Anyway, after eleven, I sat down at my computer with some water and a coffee yogurt. I thought, hmm, maybe I'll turn on the TV and see if I can find any U.S. Open Tennis. Would that be a mistake? Probably. As it turned out I only watched the tube briefly. There have been times when I stared at the TV and lost track of time. Oddly, now that I'm retired I don't watch that much. I don't know why. I always feel like I have another pressing engagement. Sometimes I half watch with Forrest while reading. Then I'll notice his eyes are closed.

The Roadrunner modem slid into oblivion. There was time on hold and time talking to a customer representative. Time rebooting the modem and hoping.

And I sorted more of Mom's old pictures, postcards and travel memorabilia. Some things only mean something to the person who perserved them. There are pictures (mostly grainy and poorly exposed and framed) of meetings of weavers and miniaturists. There are those landscapes we all shoot that later seem to be 'just another picture of rocks or ocean or mountains or fall leaves.' Time seems to drift around over the years while I do this but when I return from my reverie, today's clock has been ticking.

In the evening I suggest a trip to Fonda. FFP doesn't resist. There is another documentary in the film fest that I want to see but it's not showing until 9:40pm. So we wile away time over drinks and chips, apps and a shared entree. We make conversation with Lisa, our favorite waitress and other workers.

Then I do waste some time in front of the TV (where time disaappears into hour chunks of show and commercials) with some U.S. Open coverage while reading newspapers.
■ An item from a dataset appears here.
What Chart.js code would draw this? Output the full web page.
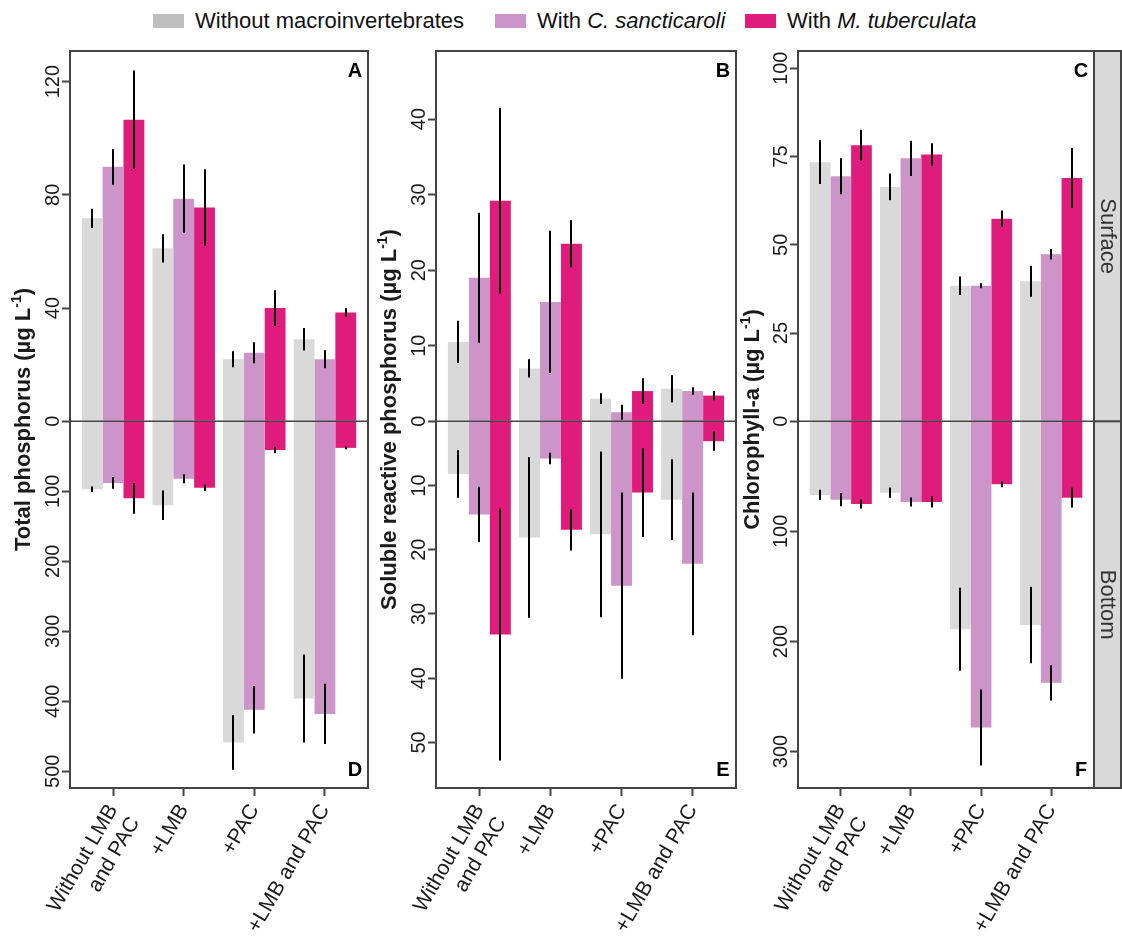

Then I head for the movie, leaving way too early. In spite of overshooting the turnoff from S. Congress and having to turn around and go back, I'm way early. I talk to friends standing in line. I read while waiting for the movie. I feel sleepy in the movie but I only doze a couple of times.

At home I try to read and watch TV but I only fall asleep. Another day is spent and what do I have to show for it? Not much. But the time passed, nevertheless.

 

 

 

 

 

JUST TYPING

Time grinds away.
We stop, start, hesitate.
Time never.

 

   

 

Food Diary.


About 11am
Carton of Dannon Coffee Yogurt. (150 calories).

About 4pm
Boiled egg, 3/4 ounce Laughing Cow Cheese, three wasabi peanuts.

About 5:45pm
[Fonda San Miguel]

Margarita, glass of wine, three tortillas and queso asado and marinated vegies and one salmon tostida and a bite or two of chicken and rice. And, of course, some chips and salsa.
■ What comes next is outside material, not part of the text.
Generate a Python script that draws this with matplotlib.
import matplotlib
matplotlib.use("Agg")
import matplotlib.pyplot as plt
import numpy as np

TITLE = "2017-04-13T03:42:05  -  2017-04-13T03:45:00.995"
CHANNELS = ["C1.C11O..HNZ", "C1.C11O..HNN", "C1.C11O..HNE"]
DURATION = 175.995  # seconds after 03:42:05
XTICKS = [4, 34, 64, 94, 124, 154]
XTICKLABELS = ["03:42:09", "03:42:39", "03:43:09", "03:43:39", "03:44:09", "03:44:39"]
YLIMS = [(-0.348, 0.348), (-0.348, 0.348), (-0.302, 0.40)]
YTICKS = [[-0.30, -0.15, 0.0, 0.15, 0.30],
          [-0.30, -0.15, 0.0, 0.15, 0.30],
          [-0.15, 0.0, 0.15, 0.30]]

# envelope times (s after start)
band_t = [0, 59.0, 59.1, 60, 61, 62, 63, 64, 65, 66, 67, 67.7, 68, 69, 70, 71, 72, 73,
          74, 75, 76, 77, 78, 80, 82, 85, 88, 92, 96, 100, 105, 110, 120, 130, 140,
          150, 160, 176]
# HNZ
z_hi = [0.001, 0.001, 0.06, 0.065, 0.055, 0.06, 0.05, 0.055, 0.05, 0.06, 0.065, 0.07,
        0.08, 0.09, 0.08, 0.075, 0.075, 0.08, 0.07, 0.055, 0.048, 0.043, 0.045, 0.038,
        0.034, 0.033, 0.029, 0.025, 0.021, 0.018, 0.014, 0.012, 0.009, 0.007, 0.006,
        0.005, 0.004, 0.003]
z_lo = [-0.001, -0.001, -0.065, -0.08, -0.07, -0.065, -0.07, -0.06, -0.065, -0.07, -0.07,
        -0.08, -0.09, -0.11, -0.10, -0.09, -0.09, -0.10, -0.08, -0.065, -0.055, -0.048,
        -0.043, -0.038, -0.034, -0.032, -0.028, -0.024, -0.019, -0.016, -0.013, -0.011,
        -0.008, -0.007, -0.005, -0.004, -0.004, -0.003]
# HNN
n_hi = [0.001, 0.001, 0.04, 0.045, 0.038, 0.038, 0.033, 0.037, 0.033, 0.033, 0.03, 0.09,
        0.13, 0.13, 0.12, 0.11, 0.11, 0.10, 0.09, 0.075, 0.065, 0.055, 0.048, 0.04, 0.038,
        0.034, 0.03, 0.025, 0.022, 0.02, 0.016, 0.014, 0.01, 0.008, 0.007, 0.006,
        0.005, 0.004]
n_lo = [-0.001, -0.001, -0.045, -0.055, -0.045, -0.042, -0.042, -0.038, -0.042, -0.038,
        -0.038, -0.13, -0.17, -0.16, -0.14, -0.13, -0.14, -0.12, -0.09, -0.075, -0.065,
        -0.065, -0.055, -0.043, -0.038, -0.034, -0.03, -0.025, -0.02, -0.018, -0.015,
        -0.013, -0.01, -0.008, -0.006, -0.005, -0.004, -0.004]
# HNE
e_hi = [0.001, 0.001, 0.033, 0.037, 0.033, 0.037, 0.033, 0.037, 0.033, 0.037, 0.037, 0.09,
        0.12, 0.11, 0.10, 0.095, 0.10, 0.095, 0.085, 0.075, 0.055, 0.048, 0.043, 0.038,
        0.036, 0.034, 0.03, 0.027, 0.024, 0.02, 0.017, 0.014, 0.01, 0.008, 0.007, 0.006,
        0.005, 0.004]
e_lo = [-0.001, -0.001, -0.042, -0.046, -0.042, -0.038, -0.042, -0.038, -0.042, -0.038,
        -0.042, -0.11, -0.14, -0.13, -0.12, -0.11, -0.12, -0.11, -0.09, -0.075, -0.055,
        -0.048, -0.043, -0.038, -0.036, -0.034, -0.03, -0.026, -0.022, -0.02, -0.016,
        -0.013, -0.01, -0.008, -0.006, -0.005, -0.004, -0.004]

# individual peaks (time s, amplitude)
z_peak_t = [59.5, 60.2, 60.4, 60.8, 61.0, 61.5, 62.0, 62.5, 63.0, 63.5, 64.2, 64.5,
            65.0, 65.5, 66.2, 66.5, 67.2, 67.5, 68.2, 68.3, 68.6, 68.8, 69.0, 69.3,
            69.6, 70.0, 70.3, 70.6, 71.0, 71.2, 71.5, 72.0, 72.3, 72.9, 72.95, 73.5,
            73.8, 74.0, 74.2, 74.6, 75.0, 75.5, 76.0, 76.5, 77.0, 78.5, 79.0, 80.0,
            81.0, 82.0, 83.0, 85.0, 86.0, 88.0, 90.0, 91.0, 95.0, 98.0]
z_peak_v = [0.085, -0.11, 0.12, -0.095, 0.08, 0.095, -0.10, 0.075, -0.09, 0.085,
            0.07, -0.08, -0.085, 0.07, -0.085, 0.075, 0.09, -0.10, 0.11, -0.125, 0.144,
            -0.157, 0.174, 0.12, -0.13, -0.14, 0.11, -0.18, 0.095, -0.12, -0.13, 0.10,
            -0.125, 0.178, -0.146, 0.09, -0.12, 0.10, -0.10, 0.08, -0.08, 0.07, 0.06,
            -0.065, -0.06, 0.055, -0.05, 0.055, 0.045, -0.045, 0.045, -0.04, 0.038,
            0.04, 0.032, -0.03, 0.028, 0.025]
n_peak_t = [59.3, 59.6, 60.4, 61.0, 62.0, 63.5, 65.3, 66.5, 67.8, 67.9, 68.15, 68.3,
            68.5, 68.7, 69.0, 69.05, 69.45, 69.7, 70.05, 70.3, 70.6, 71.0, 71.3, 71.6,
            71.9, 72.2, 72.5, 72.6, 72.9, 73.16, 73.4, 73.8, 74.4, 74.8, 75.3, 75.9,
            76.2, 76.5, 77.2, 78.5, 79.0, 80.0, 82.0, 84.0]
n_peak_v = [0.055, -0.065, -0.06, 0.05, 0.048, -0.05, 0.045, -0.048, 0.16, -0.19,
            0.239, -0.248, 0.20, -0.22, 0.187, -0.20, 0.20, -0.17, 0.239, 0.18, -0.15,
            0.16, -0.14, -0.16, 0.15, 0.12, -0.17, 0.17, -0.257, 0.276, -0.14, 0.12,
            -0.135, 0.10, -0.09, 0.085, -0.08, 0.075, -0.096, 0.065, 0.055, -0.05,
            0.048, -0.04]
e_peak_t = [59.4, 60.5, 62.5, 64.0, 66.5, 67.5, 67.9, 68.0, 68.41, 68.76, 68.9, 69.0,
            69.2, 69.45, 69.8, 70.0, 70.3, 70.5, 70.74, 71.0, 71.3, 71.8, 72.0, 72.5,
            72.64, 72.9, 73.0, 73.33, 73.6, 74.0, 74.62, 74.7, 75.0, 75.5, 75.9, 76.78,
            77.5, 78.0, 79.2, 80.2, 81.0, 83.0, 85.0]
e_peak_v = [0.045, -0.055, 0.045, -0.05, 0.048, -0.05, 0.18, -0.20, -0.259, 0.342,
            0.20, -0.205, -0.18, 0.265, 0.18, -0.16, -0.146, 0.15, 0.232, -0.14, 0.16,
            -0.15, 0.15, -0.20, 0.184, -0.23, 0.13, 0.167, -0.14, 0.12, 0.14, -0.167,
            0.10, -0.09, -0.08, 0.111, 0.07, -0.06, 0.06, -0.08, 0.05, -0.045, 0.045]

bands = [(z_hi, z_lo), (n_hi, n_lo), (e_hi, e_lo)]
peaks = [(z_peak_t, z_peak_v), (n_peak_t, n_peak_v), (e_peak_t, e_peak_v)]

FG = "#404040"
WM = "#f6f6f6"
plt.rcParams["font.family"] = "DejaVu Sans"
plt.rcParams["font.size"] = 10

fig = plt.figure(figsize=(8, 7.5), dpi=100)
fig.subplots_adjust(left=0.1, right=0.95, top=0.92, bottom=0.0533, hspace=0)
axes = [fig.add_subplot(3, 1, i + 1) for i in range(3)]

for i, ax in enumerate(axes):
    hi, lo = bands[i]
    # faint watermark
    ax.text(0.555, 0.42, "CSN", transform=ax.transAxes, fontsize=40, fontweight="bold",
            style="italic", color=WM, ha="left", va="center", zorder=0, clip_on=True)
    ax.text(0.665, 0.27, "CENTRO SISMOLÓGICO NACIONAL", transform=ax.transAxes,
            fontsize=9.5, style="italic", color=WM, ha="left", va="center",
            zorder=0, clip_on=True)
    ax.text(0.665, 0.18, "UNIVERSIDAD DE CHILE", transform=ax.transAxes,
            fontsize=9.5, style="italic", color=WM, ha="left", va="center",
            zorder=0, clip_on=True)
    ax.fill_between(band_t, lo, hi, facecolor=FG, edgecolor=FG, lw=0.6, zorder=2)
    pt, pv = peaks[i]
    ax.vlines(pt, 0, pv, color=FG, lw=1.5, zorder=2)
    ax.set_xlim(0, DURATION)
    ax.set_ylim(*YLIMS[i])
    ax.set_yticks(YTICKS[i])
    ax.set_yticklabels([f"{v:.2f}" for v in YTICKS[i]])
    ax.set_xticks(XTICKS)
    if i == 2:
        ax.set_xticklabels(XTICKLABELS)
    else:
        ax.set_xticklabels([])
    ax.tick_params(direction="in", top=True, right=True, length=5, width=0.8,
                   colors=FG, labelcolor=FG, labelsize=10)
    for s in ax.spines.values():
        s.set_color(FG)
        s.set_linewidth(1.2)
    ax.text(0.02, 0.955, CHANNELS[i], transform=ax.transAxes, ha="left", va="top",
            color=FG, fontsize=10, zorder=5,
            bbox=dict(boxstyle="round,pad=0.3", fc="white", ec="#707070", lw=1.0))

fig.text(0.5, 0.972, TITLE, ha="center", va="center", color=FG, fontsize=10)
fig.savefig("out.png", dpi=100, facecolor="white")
I actually think that this bizarre 'diet' of mine may actually allow me to continue to lose weight and tone up. If I continue to exercise a lot. We will see.I read in the paper that 'diet blogs' are popular self-help for diets. Hmmm....I wonder if I've accidentally been doing one. I hate that term, blog.

 

 

 


 

Time flies....

There are ways that time disappears. TV coverage of whatever (in this case U.S. Open Tennis) is an insidious one. Surfing the WEB is another. Moving around the house, doing laundry, folding it, putting it away, getting some food, cleaning up the kitchen, emptying trash, watering plants. More of my time seems to be sucked into this type of vortex since I'm around the house. I keep thinking that I'll get the house all orderly and it will function better. But these chores will still come around every day.

 

 
 

 

Reading.

Mr. Wilson's Cabinet of Wonder by Lawrence Weschler. I visited The Museum of Jurassic Technology a decade or so ago. Mr. Weschler does what anyone who visits this idiosyncratic wishes they had time to do...try to figure out what is real and what is not. But, as in most things in life, that eludes him anyway.

 

 

 

There just wasn't time for anything but the journal.

 

 

Exercise

One hour water aerobics.

Thirty minutes bike.

Ab and lower back exercises.

 

 

I felt good and strong today. But then I almost always do.